Ghost Culture – Ghost Culture

Ghost Culture – Ghost Culture

There is a noticeable theme here. If any phrase could be used to sum up the sound of this album, it would be its title, also the name of the artist, Ghost Culture. Presumably the artist imagines that all three are one entity, which would be an admirable endeavor.

From the mysterious black and white silhouetted album artwork, to the haunting whispering vocals, what is construed here is that silence and delicacy can be just as powerful when contrasted with loud volume and a chronic beat. The album itself is ethereal and misty and, as the artist’s online profile states, Ghost Culture ‘emerges from the shadows’.

Most active music listeners will have entered 2015 wondering what would become of the British music industry this year. We have mass media presenting to us what the majority love, leaving people searching for independent, underground music styles mostly disappointed with the same material circulating.

This is where Ghost Culture steps in. It’s exciting, new and a little bit strange at first listen. On the surface it sounds like an experimentation with a synthesizer, but on a deeper level and with recurrent plays, it ultimately sounds like a strange mixture of 80’s synth pop, ambient house, with tones of gothic concepts, accompanied by out of place disjointed sounds, and a driving beat throughout – leaving it difficult to place.

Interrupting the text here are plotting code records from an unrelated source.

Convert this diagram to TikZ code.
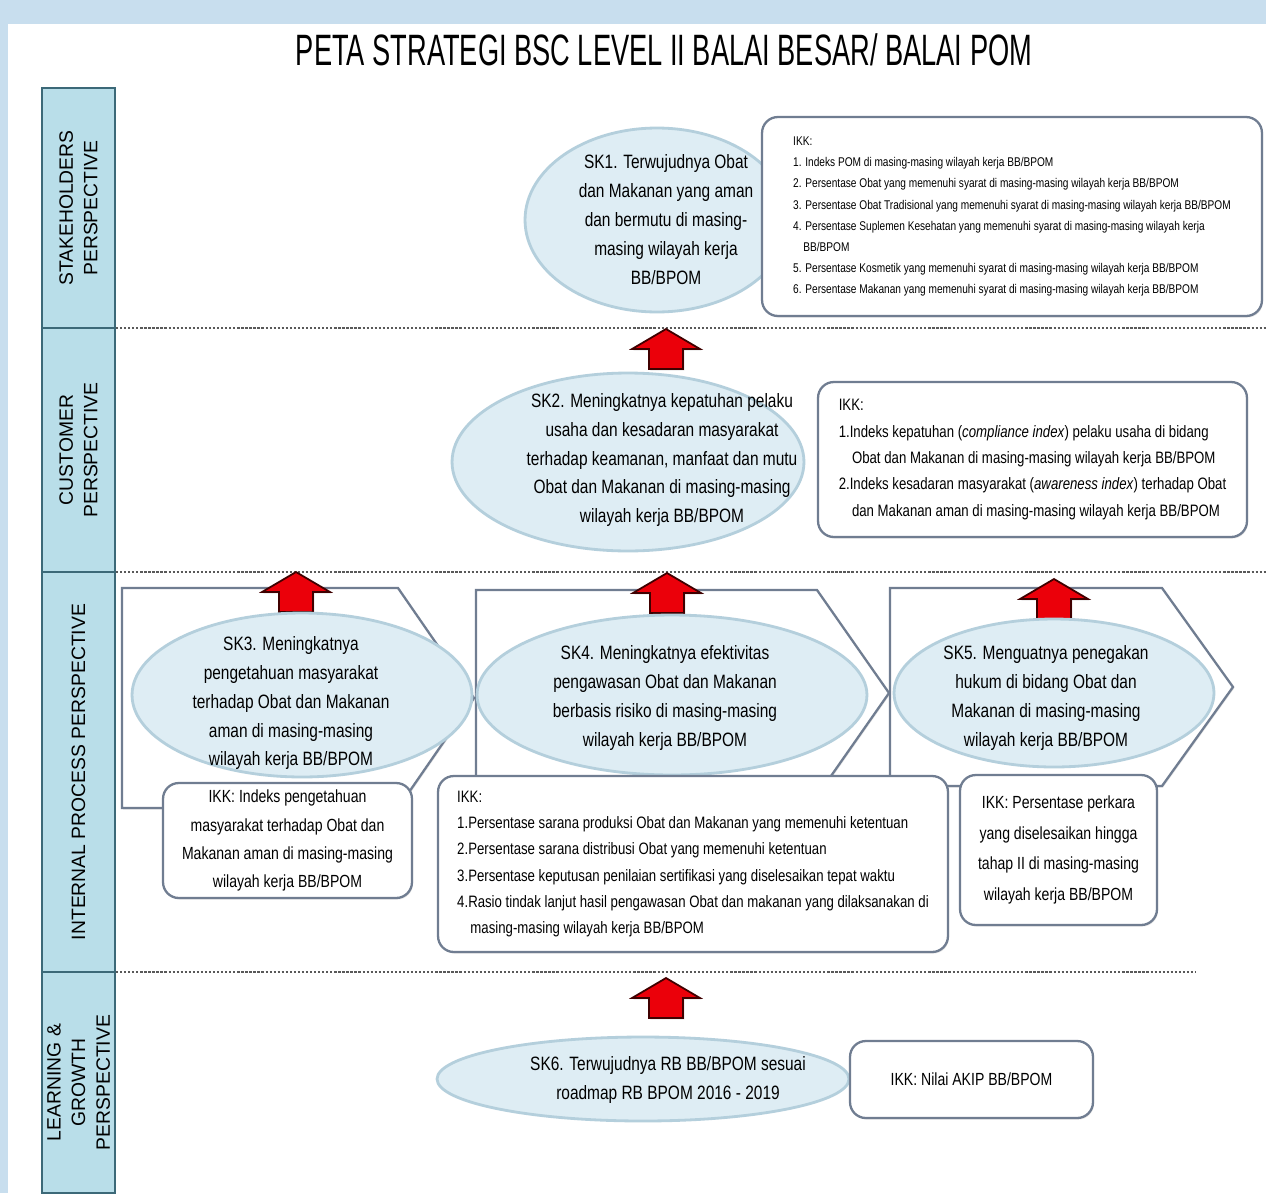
\documentclass[tikz,border=0pt]{standalone}
\usepackage{fontspec}
\setmainfont{Liberation Sans}[FakeStretch=0.8]
\newfontfamily\lanefont{Liberation Sans}
\usetikzlibrary{shapes.geometric,shadows,positioning}

\definecolor{bgblue}{RGB}{200,222,238}
\definecolor{lanefill}{RGB}{185,222,233}
\definecolor{laneline}{RGB}{60,105,120}
\definecolor{goalfill}{RGB}{222,237,244}
\definecolor{goalline}{RGB}{180,207,220}
\definecolor{ikkline}{RGB}{112,125,145}
\definecolor{arrowred}{RGB}{235,0,10}

\tikzset{%
  lane/.style={draw=laneline, fill=lanefill, line width=1.5pt, rotate=90,
    minimum height=1.46cm, align=center, inner sep=0pt,
    font=\lanefont\fontsize{11}{14}\selectfont},
  goal/.style={ellipse, draw=goalline, fill=goalfill, line width=1.6pt, inner sep=0pt},
  goal text/.style={align=center, font=\fontsize{11}{16.5}\selectfont},
  ikk/.style={draw=ikkline, fill=white, line width=1.3pt, rounded corners=9pt,
    inner sep=0pt, drop shadow={opacity=0.2, shadow xshift=0.6pt, shadow yshift=-0.9pt}},
  process/.style={draw=ikkline, fill=white, line width=1.3pt,
    drop shadow={opacity=0.2, shadow xshift=0.6pt, shadow yshift=-0.9pt}},
  redblock/.style={fill=arrowred, draw=black!75!red, line width=1pt,
    drop shadow={opacity=0.35, shadow xshift=0.8pt, shadow yshift=-0.8pt}},
  sepline/.style={draw=black!65, densely dotted, line width=1.3pt}
}

% red block arrow, tip at (#1,#2)
\newcommand{\upblock}[2]{%
  \filldraw[redblock] (#1,#2) -- ++(34,20) -- ++(-17,0) -- ++(0,20)
    -- ++(-34,0) -- ++(0,-20) -- ++(-17,0) -- cycle;}

\begin{document}
\begin{tikzpicture}[x=0.02cm, y=-0.02cm]
  \useasboundingbox (0,0) rectangle (1266,1193);
  \fill[bgblue] (0,0) rectangle (1266,1193);
  \fill[white] (8,24) rectangle (1266,1193);

  % title
  \node (title) at (664,50) {\scalebox{0.62}[1]{\lanefont\fontsize{25}{30}\selectfont
    PETA STRATEGI BSC LEVEL II BALAI BESAR/ BALAI POM}};

  % perspectives
  \node[lane, minimum width=4.8cm] (stake) at (78.5,208) {STAKEHOLDERS\\PERSPECTIVE};
  \node[lane, minimum width=4.88cm] (cust) at (78.5,450) {CUSTOMER\\PERSPECTIVE};
  \node[lane, minimum width=8cm] (intern) at (78.5,772) {INTERNAL PROCESS PERSPECTIVE};
  \node[lane, minimum width=4.42cm] (learn) at (78.5,1082.5) {LEARNING \&\\GROWTH\\PERSPECTIVE};

  \draw[sepline] (116,328) -- (1266,328);
  \draw[sepline] (116,572) -- (1266,572);
  \draw[sepline] (116,972) -- (1195,972);

  % stakeholders
  \node[goal, minimum width=5.28cm, minimum height=3.68cm] (sk1) at (657,220) {};
  \node[goal text] (sk1t) at (666,220) {SK1. Terwujudnya Obat\\dan Makanan yang aman\\dan bermutu di masing-\\masing wilayah kerja\\BB/BPOM};
  \node[ikk, minimum width=10cm, minimum height=3.98cm, align=left,
    font=\fontsize{7.2}{12}\selectfont] (ikk1) at (1012,216.5) {IKK:\\
    1. Indeks POM di masing-masing wilayah kerja BB/BPOM\\
    2. Persentase Obat yang memenuhi syarat di masing-masing wilayah kerja BB/BPOM\\
    3. Persentase Obat Tradisional yang memenuhi syarat di masing-masing wilayah kerja BB/BPOM\\
    4. Persentase Suplemen Kesehatan yang memenuhi syarat di masing-masing wilayah kerja\\
    \hspace*{0.8em}BB/BPOM\\
    5. Persentase Kosmetik yang memenuhi syarat di masing-masing wilayah kerja BB/BPOM\\
    6. Persentase Makanan yang memenuhi syarat di masing-masing wilayah kerja BB/BPOM};

  \upblock{666}{329}

  % customer
  \node[goal, minimum width=7.04cm, minimum height=3.56cm] (sk2) at (628,462) {};
  \node[goal text] (sk2t) at (662,460) {SK2. Meningkatnya kepatuhan pelaku\\usaha dan kesadaran masyarakat\\terhadap keamanan, manfaat dan mutu\\Obat dan Makanan di masing-masing\\wilayah kerja BB/BPOM};
  \node[ikk, minimum width=8.58cm, minimum height=3.1cm, align=left,
    font=\fontsize{9.4}{15}\selectfont] (ikk2) at (1032.5,459.5) {IKK:\\
    1.Indeks kepatuhan (\textit{compliance index}) pelaku usaha di bidang\\
    \hspace*{0.8em}Obat dan Makanan di masing-masing wilayah kerja BB/BPOM\\
    2.Indeks kesadaran masyarakat (\textit{awareness index}) terhadap Obat\\
    \hspace*{0.8em}dan Makanan aman di masing-masing wilayah kerja BB/BPOM};

  % internal process
  \draw[process] (122,588) -- (398,588) -- (474,698) -- (398,808) -- (122,808) -- cycle;
  \draw[process] (476,590) -- (817,590) -- (889,693) -- (817,796) -- (476,796) -- cycle;
  \draw[process] (890,588) -- (1162,588) -- (1233,687) -- (1162,786) -- (890,786) -- cycle;

  \upblock{296}{572}
  \upblock{667}{573}
  \upblock{1054}{579}

  \node[goal, minimum width=6.8cm, minimum height=3.28cm] (sk3) at (302,695) {};
  \node[goal text] (sk3t) at (291,703) {SK3. Meningkatnya\\pengetahuan masyarakat\\terhadap Obat dan Makanan\\aman di masing-masing\\wilayah kerja BB/BPOM};
  \node[goal, minimum width=7.8cm, minimum height=3.2cm] (sk4) at (672,695) {};
  \node[goal text] (sk4t) at (665,698) {SK4. Meningkatnya efektivitas\\pengawasan Obat dan Makanan\\berbasis risiko di masing-masing\\wilayah kerja BB/BPOM};
  \node[goal, minimum width=6.4cm, minimum height=2.96cm] (sk5) at (1054,693) {};
  \node[goal text] (sk5t) at (1046,698) {SK5. Menguatnya penegakan\\hukum di bidang Obat dan\\Makanan di masing-masing\\wilayah kerja BB/BPOM};

  \node[ikk, minimum width=4.98cm, minimum height=2.3cm, align=center,
    font=\fontsize{10}{16}\selectfont] (ikk3) at (287.5,840.5) {IKK: Indeks pengetahuan\\masyarakat terhadap Obat dan\\Makanan aman di masing-masing\\wilayah kerja BB/BPOM};
  \node[ikk, minimum width=10.2cm, minimum height=3.52cm, align=left,
    font=\fontsize{9.4}{15}\selectfont] (ikk4) at (693,864) {IKK:\\
    1.Persentase sarana produksi Obat dan Makanan yang memenuhi ketentuan\\
    2.Persentase sarana distribusi Obat yang memenuhi ketentuan\\
    3.Persentase keputusan penilaian sertifikasi yang diselesaikan tepat waktu\\
    4.Rasio tindak lanjut hasil pengawasan Obat dan makanan yang dilaksanakan di\\
    \hspace*{0.8em}masing-masing wilayah kerja BB/BPOM};
  \node[ikk, minimum width=3.94cm, minimum height=3cm, align=center,
    font=\fontsize{10}{17.5}\selectfont] (ikk5) at (1058.5,850) {IKK: Persentase perkara\\yang diselesaikan hingga\\tahap II di masing-masing\\wilayah kerja BB/BPOM};

  % learning & growth
  \upblock{666}{978}
  \node[goal, minimum width=8.24cm, minimum height=1.68cm] (sk6) at (643,1079) {};
  \node[goal text] (sk6t) at (668,1080) {SK6. Terwujudnya RB BB/BPOM sesuai\\roadmap RB BPOM 2016 - 2019};
  \node[ikk, minimum width=4.86cm, minimum height=1.54cm,
    font=\fontsize{10}{16}\selectfont] (ikk6) at (971.5,1079.5) {IKK: Nilai AKIP BB/BPOM};
\end{tikzpicture}
\end{document}
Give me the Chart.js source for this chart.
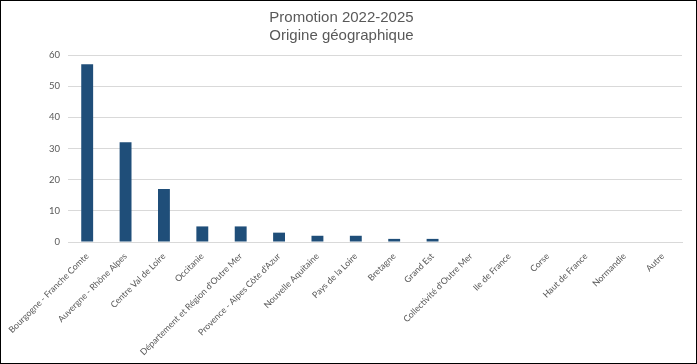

It is both current and futuristic, whilst subtly throwing a nod to the last few decades.

The track listing is postmodern, with single word names such as ‘Arms’ and ‘Lying’. A song that is prototypical to the album as a whole is debut single ‘Mouth’,  a mix of ambient house and haunting vocals. Other highlights include ‘How’ has a great juxtaposition of an upbeat melody, but Ghost Culture delivers the song in the style of a lullaby, and ‘Glaciers’, is reminiscent of a black and white film from the early 20th century, which develops into a waltz as the song progresses.

The album sounds like a very personal collection of songs and refuses to conform to anything – you will not find yourself singing along or maybe not relating to it, but by no means does it make it a bad album – instead, if this is an indication of what is to come this year, 2015 looks very promising.